The last point can be confusing. Since \(a\) and \(b\) could be positive or negative, and may be distinct, it can be useful to think of the primes thus generated as \(\pm a \pm bi,\pm b \pm ai\text{.}\) In Figure 14.1.4 this means that not only \(3\pm 2i\text{,}\) but also \(-3\pm 2i\text{,}\) \(2\pm 3i\text{,}\) and \(-2\pm 3i\) are *all* Gaussian primes. This is related to the notion of associates in ring theory; see also the end of this subsection.

Viewing these Gaussian primes is fun. Many authors have created beatiful graphics^{ 1 } such as the one in Figure 14.1.6.

You can keep exploring the beauty of this pattern in the following interact.

The basic reason this even makes sense is that we can use the Euclidean algorithm here. First, let’s use the *same definition of norm* as we used in Definition 13.4.4 for the points, so that \(N(x+iy)=x^2+y^2\text{.}\)

The norm of \(3+2i\) is \(3^2+2^2=13\) while the norm of \(13=13+0i\) is \(169\text{.}\)

The difference is that instead of saying simply that \(a=bq+r\) for \(r< b\text{,}\) we will need to compare the *norms* of \(r\) and \(b\text{.}\) Namely, you can write two Gaussian integers \(a\) and \(b\) as \(a=bq+r\text{,}\) where \(0\leq N(r)<N(b)\text{.}\) Continue this process just as in Euclidean algorithm, and it ends by the Well-Ordering Principle to define \(\gcd(a,b)\text{.}\) In this case \(\pm 1\) and \(\pm i\) are all possible stopping points if \(a\) and \(b\) don’t share a factor.

Further, if \(g\) and \(h\) are “relatively prime” Gaussian integers (\(\gcd(g,h)=\pm 1\) or \(\pm i\)), then there are other such integers \(x\) and \(y\) such that \(gx+hy=1\text{.}\) So we have a Bezout identity as well to play with.

Computing with Gaussian integers this way is possible in Sage.

Crucially, I am skipping whether we actually have unique factorization in \(\mathbb{Z}[i]\text{.}\) This is true, and is used below in Fact 14.1.8, but properly belongs in an abstract algebra course.

The Gaussian integers allow a quite different approach to the fact primes of the form \(4n+1\) can be written as a sum of squares. We *could* use complex numbers instead of geometry. Unfortunately, it requires us to take an algebraic fact on faith instead of the fact we proved using geometry; there are no shortcuts. Still, it’s worth looking at.

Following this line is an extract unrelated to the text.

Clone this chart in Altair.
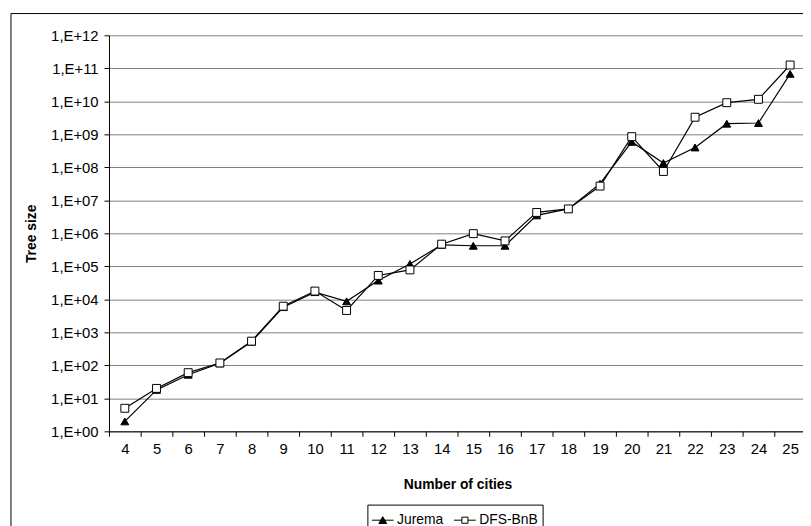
import altair as alt
import pandas as pd

# ---- data ----
cities = [4, 5, 6, 7, 8, 9, 10, 11, 12, 13, 14, 15, 16, 17, 18, 19, 20, 21, 22, 23, 24, 25]
jurema = [2, 18, 52, 115, 520, 5800, 16500, 8700, 37000, 118000, 450000, 420000,
          420000, 3.5e6, 5.5e6, 3.2e7, 5.9e8, 1.35e8, 4.0e8, 2.1e9, 2.2e9, 6.8e10]
dfs_bnb = [5, 20, 60, 118, 540, 6200, 17800, 4600, 53000, 78000, 470000, 980000,
           590000, 4.3e6, 5.5e6, 2.7e7, 8.5e8, 7.5e7, 3.3e9, 9.1e9, 1.15e10, 1.26e11]
series_names = ["Jurema", "DFS-BnB"]
y_tick_values = [1, 10, 100, 1e3, 1e4, 1e5, 1e6, 1e7, 1e8, 1e9, 1e10, 1e11, 1e12]

rows = []
for name, vals in zip(series_names, [jurema, dfs_bnb]):
    for c, v in zip(cities, vals):
        rows.append({"cities": c, "size": v, "series": name})
df = pd.DataFrame(rows)

FONT = "Liberation Sans"

x_enc = alt.X(
    "cities:O",
    title="Number of cities",
    scale=alt.Scale(type="band", paddingInner=0, paddingOuter=0, range=[0, 704]),
    axis=alt.Axis(labelAngle=0, tickBand="extent", tickSize=5, labelPadding=5,
                  grid=False, titleX=352, titleY=54, titleBaseline="middle",
                  titleAlign="center"),
)
y_enc = alt.Y(
    "size:Q",
    title="Tree size",
    scale=alt.Scale(type="log", domain=[1, 1e12], nice=False),
    axis=alt.Axis(
        values=y_tick_values,
        labelExpr="'1,E+' + (round(log(datum.value)/LN10) < 10 ? '0' : '') + round(log(datum.value)/LN10)",
        tickSize=5, labelPadding=6, grid=True, gridColor="#808080", gridWidth=1,
        titleX=-78, titleY=200, titleAngle=270, titleBaseline="middle", titleAlign="center",
    ),
)

frame = alt.Chart(alt.Data(values=[{"k": 0}])).mark_rect(
    fill="transparent", stroke="black", strokeWidth=1
).encode(x=alt.value(-99), x2=alt.value(1000), y=alt.value(-22), y2=alt.value(700))

lines = alt.Chart(df).mark_line(color="black", strokeWidth=1.2).encode(
    x=x_enc, y=y_enc, detail="series:N"
)

points = alt.Chart(df).mark_point(filled=True, stroke="black", strokeWidth=1, size=64, opacity=1).encode(
    x=x_enc, y=y_enc,
    shape=alt.Shape("series:N", scale=alt.Scale(domain=series_names, range=["triangle-up", "square"]), legend=None),
    fill=alt.Fill("series:N", scale=alt.Scale(domain=series_names, range=["black", "white"]), legend=None),
)

path_j = "M-1,0H1M-0.36,0.3L0,-0.32L0.36,0.3Z"
path_d = "M-1,0H-0.28M0.28,0H1M-0.28,-0.28H0.28V0.28H-0.28Z"
leg = alt.Legend(title=None, orient="none", legendX=261, legendY=474, direction="horizontal",
                 strokeColor="black", padding=4, symbolSize=484, symbolStrokeWidth=1,
                 symbolStrokeColor="black", labelFontSize=14, labelFont=FONT, labelColor="black",
                 columnPadding=8, labelOffset=3)
legend_layer = alt.Chart(df).transform_filter("false").mark_point(
    filled=False, strokeWidth=1, opacity=1
).encode(
    x=x_enc, y=y_enc,
    shape=alt.Shape("series:N", scale=alt.Scale(domain=series_names, range=[path_j, path_d]), legend=leg),
    fill=alt.Fill("series:N", scale=alt.Scale(domain=series_names, range=["black", "white"]), legend=leg),
    stroke=alt.Stroke("series:N", scale=alt.Scale(domain=series_names, range=["black", "black"]), legend=leg),
)

chart = alt.layer(frame, lines, points, legend_layer).resolve_scale(
    shape="independent", fill="independent", stroke="independent"
).properties(
    width=701, height=400,
    padding={"left": 102, "top": 25, "right": 0, "bottom": 93},
    autosize="none",
).configure_view(stroke=None).configure_axis(
    labelFont=FONT, titleFont=FONT, labelFontSize=15, titleFontSize=14,
    labelColor="black", titleColor="black", titleFontWeight="bold",
    domainColor="black", tickColor="black", domainWidth=1, tickWidth=1,
)

chart.save("out.html", embed_options={"renderer": "svg", "actions": False})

If \(p\equiv 1\text{ (mod }4)\) is prime, then \(p\) can be written as a sum of two squares. (This is Theorem 13.4.5.)

We already know, from the proof of Lemma 13.3.3 that

\begin{equation*}
f = \left(\frac{p-1}{2}\right)!
\end{equation*}

is a square root of \(-1\) modulo \(p\text{.}\) But now, instead of doing geometry, let’s look at what that means.

By definition of

\begin{equation*}
f^2\equiv -1\text{ (mod }p)
\end{equation*}

we know that \(p\mid f^2+1\text{.}\) Since \(f^2+1\) is \(f^2-i^2\text{,}\) let’s factor:

\begin{equation*}
f^2+1=(f+i)(f-i)\text{.}
\end{equation*}

Clearly \(p=p+0i\) does not divide either \(f+i\) or \(f-i\) evenly in \(\mathbb{Z}[i]\text{,}\) but it does divide their product. So (crucially!), *if we assume the Fundamental Theorem of Arithmetic still holds for Gaussian integers*, then \(p\) factors in \(\mathbb{Z}[i]\) and has a prime divisor of the form \(a+bi\) (in the sense of Subsection 14.1.2) dividing \(f+i\) or \(f-i\text{.}\)

Given that \(a+bi\mid p\text{,}\) it’s not hard to show that then \(a-bi\) also must divide \(p\text{.}\) We’ll skip this (but see the discussion after Fact 14.1.5 for ideas).

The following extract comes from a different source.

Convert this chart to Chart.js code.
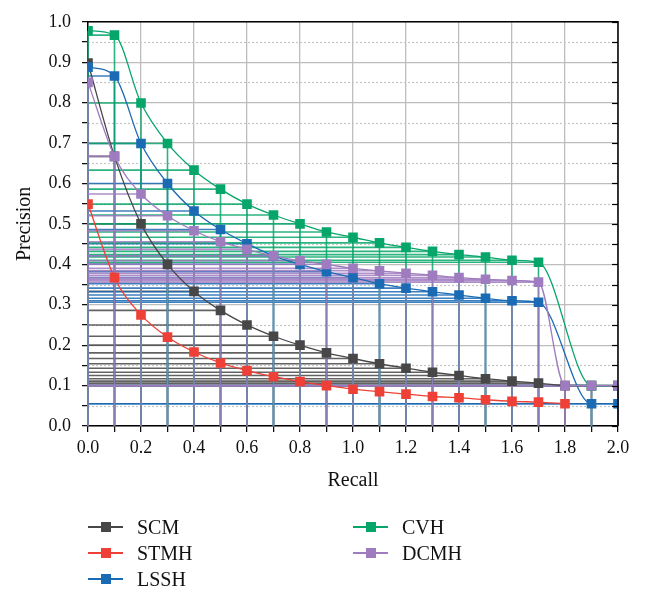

To finish up, combine these facts to see that

\begin{equation*}
(a+bi)(a-bi)\mid p^2\Rightarrow a^2+b^2 \mid p^2
\end{equation*}

\begin{equation*}
a^2+b^2=p\text{.}
\end{equation*}

To emphasize that the assumption about Theorem 6.3.2 really matters, see Exercise 6.6.30.

As a final note to the complex point of view, one may note that there is a way to view Pythagorean triples as Gaussian integers as well. In this case one notes that if \(a^2+b^2=c^2\text{,}\) then \(a+bi\) could represent the triple in question, and moreover one can use Fact 13.1.7 to combine two such triples.

Most remarkably, a variant of this operation applied to *primitive* triples can be used to put a *group multiplication* on that set! See [E.7.29] for more details, such as the multiplication involved and the structure of the group, which an inquiring reader may wish to relate to Remark 3.4.8 and similar facts. (See also Exercise 15.7.21.)

You can even order serving napkins with them as the design online (search

`sannydezoete.nl`

for ‘primes’). The internet is amazing.